How regulatory landscape might shift
Things that would make crypto more competitive for India remittance:
- India removing or reducing 1% TDS (politically unlikely near-term)
- India removing 30% crypto tax (very unlikely)
- RBI explicitly approving stablecoins as payment rail (no current movement)
- India CBDC (Digital Rupee) becoming inter-operable with USDC/other stablecoins
- US-India bilateral framework for crypto remittance
None of these are imminent. The regulatory direction is more cautious, not less.
Sovereign WealthFlow's positioning on crypto
The original product vision included crypto for cross-border efficiency. Regulatory headwinds — particularly India's tax treatment — have made the original use case impractical for mass-market remittance.
Where we still see crypto's role: as a parallel rail for specific scenarios (large transfers, crypto-native users, censorship-resistant scenarios) — not as primary remittance infrastructure for typical NRI family support.
If you're evaluating crypto for your remittance needs: do the full math including India 30% + 1% TDS, US tax reporting, and operational friction. For most senders, traditional remittance services (Wise, Remitly) still produce better outcomes despite the original promise of crypto.
Frequently asked questions
Is crypto legal in India?
Crypto trading is legal but regulated heavily. RBI initially banned banks from servicing crypto exchanges (2018) but Supreme Court overturned this (2020). Current framework: heavy taxation (30% gains + 1% TDS) but legal possession and trading. Indian crypto exchanges (CoinDCX, WazirX, ZebPay) operate legally with registration.
Could I just send Bitcoin and ignore India tax?
No. India tax authorities have visibility into Indian crypto exchange activity (KYC required, exchanges report). Recipient who converts crypto to INR via Indian exchange is subject to TDS and capital-gains automatically. Off-exchange P2P attempts to avoid tax create regulatory risk. Don't recommend trying to evade.
What about stablecoin-to-bank-account services?
Some services (e.g., Yellow Card in Africa) provide direct stablecoin-to-bank conversion. India equivalent is limited because of regulatory caution. WazirX briefly offered USDT-to-INR direct deposits; subsequent banking issues ended this. Future may bring better integration.

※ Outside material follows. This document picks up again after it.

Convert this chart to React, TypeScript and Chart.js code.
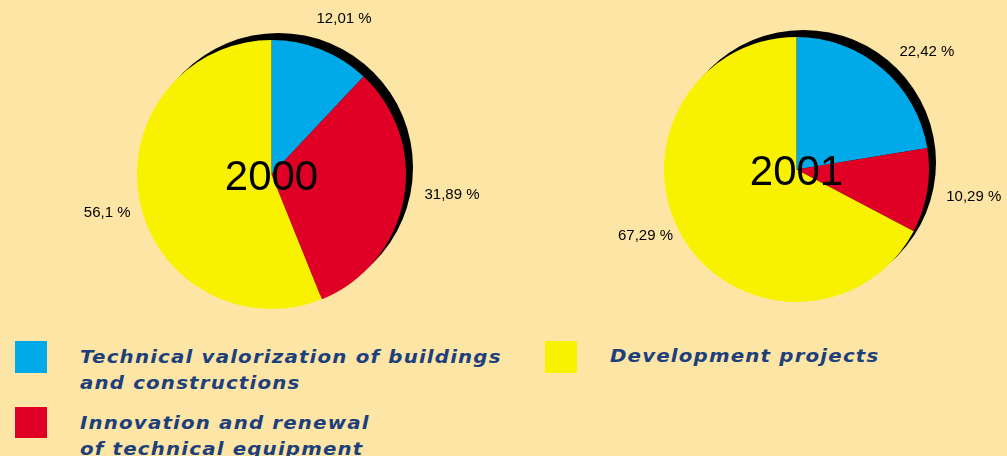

Will crypto remittance get cheaper than traditional in the future?
Possible but depends on regulatory shifts. Pure transaction costs already lower for crypto, but tax overhead in India makes it more expensive overall. If India eliminates the 1% TDS specifically for stablecoin remittance use cases (currently unlikely), the math could flip.
Should I avoid crypto entirely for India transfers?
For typical $500-$10,000 family transfers in 2026: yes, use traditional remittance. For exceptional cases (large amounts, crypto-native both parties, special situations): potentially yes for crypto. Always do the full math including taxes and friction. Don't choose crypto on theoretical promises that don't bear out in practice.